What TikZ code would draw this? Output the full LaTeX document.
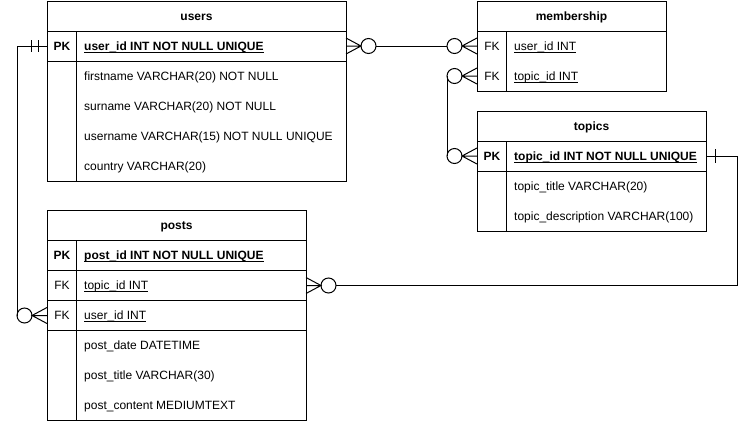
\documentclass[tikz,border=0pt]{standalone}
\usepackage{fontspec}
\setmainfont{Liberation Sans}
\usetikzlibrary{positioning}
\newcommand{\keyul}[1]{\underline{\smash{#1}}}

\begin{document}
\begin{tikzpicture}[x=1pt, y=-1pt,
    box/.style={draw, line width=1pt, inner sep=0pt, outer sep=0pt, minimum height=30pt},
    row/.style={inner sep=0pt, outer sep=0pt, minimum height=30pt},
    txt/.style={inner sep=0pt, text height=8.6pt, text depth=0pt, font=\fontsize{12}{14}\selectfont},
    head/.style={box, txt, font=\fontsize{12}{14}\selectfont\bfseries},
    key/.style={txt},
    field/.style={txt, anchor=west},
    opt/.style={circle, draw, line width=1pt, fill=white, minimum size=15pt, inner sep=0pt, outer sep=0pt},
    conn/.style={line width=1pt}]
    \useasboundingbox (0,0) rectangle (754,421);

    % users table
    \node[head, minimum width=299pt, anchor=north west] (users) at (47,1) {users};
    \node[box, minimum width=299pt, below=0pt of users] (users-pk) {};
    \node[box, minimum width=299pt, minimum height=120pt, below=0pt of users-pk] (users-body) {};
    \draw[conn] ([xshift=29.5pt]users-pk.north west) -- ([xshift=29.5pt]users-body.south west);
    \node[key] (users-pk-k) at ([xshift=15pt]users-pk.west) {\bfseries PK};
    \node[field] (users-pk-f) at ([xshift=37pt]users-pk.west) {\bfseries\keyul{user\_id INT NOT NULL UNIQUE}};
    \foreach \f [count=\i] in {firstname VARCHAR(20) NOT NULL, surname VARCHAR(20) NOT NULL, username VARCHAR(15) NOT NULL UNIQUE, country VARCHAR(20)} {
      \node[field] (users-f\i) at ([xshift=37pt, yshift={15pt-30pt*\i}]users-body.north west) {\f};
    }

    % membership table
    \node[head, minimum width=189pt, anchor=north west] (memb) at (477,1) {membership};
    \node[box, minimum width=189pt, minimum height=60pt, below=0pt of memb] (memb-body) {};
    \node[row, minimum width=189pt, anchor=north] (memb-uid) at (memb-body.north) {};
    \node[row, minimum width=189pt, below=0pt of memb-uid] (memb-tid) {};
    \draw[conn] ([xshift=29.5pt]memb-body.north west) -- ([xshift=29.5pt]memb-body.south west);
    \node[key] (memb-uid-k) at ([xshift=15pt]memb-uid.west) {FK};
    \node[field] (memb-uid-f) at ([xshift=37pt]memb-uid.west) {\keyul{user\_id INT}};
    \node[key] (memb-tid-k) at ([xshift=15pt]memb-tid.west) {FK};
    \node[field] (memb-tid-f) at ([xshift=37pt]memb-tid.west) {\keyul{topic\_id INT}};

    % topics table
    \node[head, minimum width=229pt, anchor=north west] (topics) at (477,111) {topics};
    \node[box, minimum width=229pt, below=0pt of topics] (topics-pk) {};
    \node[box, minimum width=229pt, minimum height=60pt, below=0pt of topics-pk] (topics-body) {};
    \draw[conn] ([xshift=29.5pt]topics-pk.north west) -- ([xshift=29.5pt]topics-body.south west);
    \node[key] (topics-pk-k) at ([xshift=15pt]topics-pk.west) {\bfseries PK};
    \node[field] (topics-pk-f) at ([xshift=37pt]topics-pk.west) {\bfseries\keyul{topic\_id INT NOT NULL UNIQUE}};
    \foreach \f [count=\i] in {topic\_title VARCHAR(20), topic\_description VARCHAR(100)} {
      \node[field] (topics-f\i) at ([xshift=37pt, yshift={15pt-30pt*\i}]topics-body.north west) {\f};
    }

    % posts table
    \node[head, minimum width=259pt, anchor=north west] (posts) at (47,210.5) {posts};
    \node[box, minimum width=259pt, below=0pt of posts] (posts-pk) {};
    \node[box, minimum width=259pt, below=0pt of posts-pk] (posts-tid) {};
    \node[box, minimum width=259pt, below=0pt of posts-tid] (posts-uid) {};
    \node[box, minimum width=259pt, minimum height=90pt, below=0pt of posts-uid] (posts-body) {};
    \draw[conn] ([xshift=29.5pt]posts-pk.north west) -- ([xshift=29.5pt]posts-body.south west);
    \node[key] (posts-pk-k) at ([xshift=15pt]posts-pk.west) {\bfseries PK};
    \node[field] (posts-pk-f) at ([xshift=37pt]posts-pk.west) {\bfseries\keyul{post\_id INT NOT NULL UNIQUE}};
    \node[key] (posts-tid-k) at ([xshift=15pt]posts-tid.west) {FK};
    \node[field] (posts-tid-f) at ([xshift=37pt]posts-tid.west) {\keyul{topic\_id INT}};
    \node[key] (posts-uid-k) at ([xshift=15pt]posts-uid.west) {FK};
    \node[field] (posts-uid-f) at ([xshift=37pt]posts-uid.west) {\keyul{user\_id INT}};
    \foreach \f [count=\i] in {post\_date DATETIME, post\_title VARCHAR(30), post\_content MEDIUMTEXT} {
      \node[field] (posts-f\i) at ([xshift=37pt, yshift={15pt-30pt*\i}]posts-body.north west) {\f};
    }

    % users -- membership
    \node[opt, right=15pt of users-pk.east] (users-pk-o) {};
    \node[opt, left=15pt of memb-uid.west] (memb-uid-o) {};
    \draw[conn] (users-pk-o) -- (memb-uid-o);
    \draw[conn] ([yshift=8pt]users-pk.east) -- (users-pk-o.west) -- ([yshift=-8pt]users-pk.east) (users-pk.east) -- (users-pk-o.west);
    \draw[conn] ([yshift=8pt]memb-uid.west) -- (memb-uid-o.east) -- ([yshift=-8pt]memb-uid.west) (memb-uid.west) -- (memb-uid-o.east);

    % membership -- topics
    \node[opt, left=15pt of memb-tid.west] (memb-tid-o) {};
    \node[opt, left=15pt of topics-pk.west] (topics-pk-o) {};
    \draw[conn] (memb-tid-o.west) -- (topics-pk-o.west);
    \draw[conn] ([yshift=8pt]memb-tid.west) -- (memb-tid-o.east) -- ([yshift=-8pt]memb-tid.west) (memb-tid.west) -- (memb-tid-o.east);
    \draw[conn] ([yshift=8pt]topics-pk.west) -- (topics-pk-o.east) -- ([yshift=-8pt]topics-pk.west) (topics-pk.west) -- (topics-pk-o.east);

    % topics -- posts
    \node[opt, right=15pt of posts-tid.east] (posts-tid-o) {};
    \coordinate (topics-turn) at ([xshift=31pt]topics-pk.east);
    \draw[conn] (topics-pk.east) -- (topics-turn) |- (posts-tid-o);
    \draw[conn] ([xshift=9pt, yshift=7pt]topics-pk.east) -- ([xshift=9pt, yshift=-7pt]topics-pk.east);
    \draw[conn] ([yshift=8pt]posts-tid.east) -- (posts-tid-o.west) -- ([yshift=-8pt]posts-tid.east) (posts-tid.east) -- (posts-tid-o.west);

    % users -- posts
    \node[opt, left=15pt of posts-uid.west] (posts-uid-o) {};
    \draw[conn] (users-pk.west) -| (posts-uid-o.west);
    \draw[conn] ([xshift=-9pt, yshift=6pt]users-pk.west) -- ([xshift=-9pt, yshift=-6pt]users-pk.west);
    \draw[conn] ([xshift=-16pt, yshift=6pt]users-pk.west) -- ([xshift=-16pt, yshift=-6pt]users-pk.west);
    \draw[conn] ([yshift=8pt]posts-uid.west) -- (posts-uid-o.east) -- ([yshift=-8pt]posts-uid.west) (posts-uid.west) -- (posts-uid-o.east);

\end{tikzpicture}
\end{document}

───

Leave every image out, and retype the material exactly.

What TikZ code would draw this? Output the full LaTeX document.
\documentclass[tikz,border=0pt]{standalone}
\usepackage{fontspec}
\setmainfont{Liberation Sans}
\usetikzlibrary{positioning}
\newcommand{\keyul}[1]{\underline{\smash{#1}}}

\begin{document}
\begin{tikzpicture}[x=1pt, y=-1pt,
    box/.style={draw, line width=1pt, inner sep=0pt, outer sep=0pt, minimum height=30pt},
    row/.style={inner sep=0pt, outer sep=0pt, minimum height=30pt},
    txt/.style={inner sep=0pt, text height=8.6pt, text depth=0pt, font=\fontsize{12}{14}\selectfont},
    head/.style={box, txt, font=\fontsize{12}{14}\selectfont\bfseries},
    key/.style={txt},
    field/.style={txt, anchor=west},
    opt/.style={circle, draw, line width=1pt, fill=white, minimum size=15pt, inner sep=0pt, outer sep=0pt},
    conn/.style={line width=1pt}]
    \useasboundingbox (0,0) rectangle (754,421);

    % users table
    \node[head, minimum width=299pt, anchor=north west] (users) at (47,1) {users};
    \node[box, minimum width=299pt, below=0pt of users] (users-pk) {};
    \node[box, minimum width=299pt, minimum height=120pt, below=0pt of users-pk] (users-body) {};
    \draw[conn] ([xshift=29.5pt]users-pk.north west) -- ([xshift=29.5pt]users-body.south west);
    \node[key] (users-pk-k) at ([xshift=15pt]users-pk.west) {\bfseries PK};
    \node[field] (users-pk-f) at ([xshift=37pt]users-pk.west) {\bfseries\keyul{user\_id INT NOT NULL UNIQUE}};
    \foreach \f [count=\i] in {firstname VARCHAR(20) NOT NULL, surname VARCHAR(20) NOT NULL, username VARCHAR(15) NOT NULL UNIQUE, country VARCHAR(20)} {
      \node[field] (users-f\i) at ([xshift=37pt, yshift={15pt-30pt*\i}]users-body.north west) {\f};
    }

    % membership table
    \node[head, minimum width=189pt, anchor=north west] (memb) at (477,1) {membership};
    \node[box, minimum width=189pt, minimum height=60pt, below=0pt of memb] (memb-body) {};
    \node[row, minimum width=189pt, anchor=north] (memb-uid) at (memb-body.north) {};
    \node[row, minimum width=189pt, below=0pt of memb-uid] (memb-tid) {};
    \draw[conn] ([xshift=29.5pt]memb-body.north west) -- ([xshift=29.5pt]memb-body.south west);
    \node[key] (memb-uid-k) at ([xshift=15pt]memb-uid.west) {FK};
    \node[field] (memb-uid-f) at ([xshift=37pt]memb-uid.west) {\keyul{user\_id INT}};
    \node[key] (memb-tid-k) at ([xshift=15pt]memb-tid.west) {FK};
    \node[field] (memb-tid-f) at ([xshift=37pt]memb-tid.west) {\keyul{topic\_id INT}};

    % topics table
    \node[head, minimum width=229pt, anchor=north west] (topics) at (477,111) {topics};
    \node[box, minimum width=229pt, below=0pt of topics] (topics-pk) {};
    \node[box, minimum width=229pt, minimum height=60pt, below=0pt of topics-pk] (topics-body) {};
    \draw[conn] ([xshift=29.5pt]topics-pk.north west) -- ([xshift=29.5pt]topics-body.south west);
    \node[key] (topics-pk-k) at ([xshift=15pt]topics-pk.west) {\bfseries PK};
    \node[field] (topics-pk-f) at ([xshift=37pt]topics-pk.west) {\bfseries\keyul{topic\_id INT NOT NULL UNIQUE}};
    \foreach \f [count=\i] in {topic\_title VARCHAR(20), topic\_description VARCHAR(100)} {
      \node[field] (topics-f\i) at ([xshift=37pt, yshift={15pt-30pt*\i}]topics-body.north west) {\f};
    }

    % posts table
    \node[head, minimum width=259pt, anchor=north west] (posts) at (47,210.5) {posts};
    \node[box, minimum width=259pt, below=0pt of posts] (posts-pk) {};
    \node[box, minimum width=259pt, below=0pt of posts-pk] (posts-tid) {};
    \node[box, minimum width=259pt, below=0pt of posts-tid] (posts-uid) {};
    \node[box, minimum width=259pt, minimum height=90pt, below=0pt of posts-uid] (posts-body) {};
    \draw[conn] ([xshift=29.5pt]posts-pk.north west) -- ([xshift=29.5pt]posts-body.south west);
    \node[key] (posts-pk-k) at ([xshift=15pt]posts-pk.west) {\bfseries PK};
    \node[field] (posts-pk-f) at ([xshift=37pt]posts-pk.west) {\bfseries\keyul{post\_id INT NOT NULL UNIQUE}};
    \node[key] (posts-tid-k) at ([xshift=15pt]posts-tid.west) {FK};
    \node[field] (posts-tid-f) at ([xshift=37pt]posts-tid.west) {\keyul{topic\_id INT}};
    \node[key] (posts-uid-k) at ([xshift=15pt]posts-uid.west) {FK};
    \node[field] (posts-uid-f) at ([xshift=37pt]posts-uid.west) {\keyul{user\_id INT}};
    \foreach \f [count=\i] in {post\_date DATETIME, post\_title VARCHAR(30), post\_content MEDIUMTEXT} {
      \node[field] (posts-f\i) at ([xshift=37pt, yshift={15pt-30pt*\i}]posts-body.north west) {\f};
    }

    % users -- membership
    \node[opt, right=15pt of users-pk.east] (users-pk-o) {};
    \node[opt, left=15pt of memb-uid.west] (memb-uid-o) {};
    \draw[conn] (users-pk-o) -- (memb-uid-o);
    \draw[conn] ([yshift=8pt]users-pk.east) -- (users-pk-o.west) -- ([yshift=-8pt]users-pk.east) (users-pk.east) -- (users-pk-o.west);
    \draw[conn] ([yshift=8pt]memb-uid.west) -- (memb-uid-o.east) -- ([yshift=-8pt]memb-uid.west) (memb-uid.west) -- (memb-uid-o.east);

    % membership -- topics
    \node[opt, left=15pt of memb-tid.west] (memb-tid-o) {};
    \node[opt, left=15pt of topics-pk.west] (topics-pk-o) {};
    \draw[conn] (memb-tid-o.west) -- (topics-pk-o.west);
    \draw[conn] ([yshift=8pt]memb-tid.west) -- (memb-tid-o.east) -- ([yshift=-8pt]memb-tid.west) (memb-tid.west) -- (memb-tid-o.east);
    \draw[conn] ([yshift=8pt]topics-pk.west) -- (topics-pk-o.east) -- ([yshift=-8pt]topics-pk.west) (topics-pk.west) -- (topics-pk-o.east);

    % topics -- posts
    \node[opt, right=15pt of posts-tid.east] (posts-tid-o) {};
    \coordinate (topics-turn) at ([xshift=31pt]topics-pk.east);
    \draw[conn] (topics-pk.east) -- (topics-turn) |- (posts-tid-o);
    \draw[conn] ([xshift=9pt, yshift=7pt]topics-pk.east) -- ([xshift=9pt, yshift=-7pt]topics-pk.east);
    \draw[conn] ([yshift=8pt]posts-tid.east) -- (posts-tid-o.west) -- ([yshift=-8pt]posts-tid.east) (posts-tid.east) -- (posts-tid-o.west);

    % users -- posts
    \node[opt, left=15pt of posts-uid.west] (posts-uid-o) {};
    \draw[conn] (users-pk.west) -| (posts-uid-o.west);
    \draw[conn] ([xshift=-9pt, yshift=6pt]users-pk.west) -- ([xshift=-9pt, yshift=-6pt]users-pk.west);
    \draw[conn] ([xshift=-16pt, yshift=6pt]users-pk.west) -- ([xshift=-16pt, yshift=-6pt]users-pk.west);
    \draw[conn] ([yshift=8pt]posts-uid.west) -- (posts-uid-o.east) -- ([yshift=-8pt]posts-uid.west) (posts-uid.west) -- (posts-uid-o.east);

\end{tikzpicture}
\end{document}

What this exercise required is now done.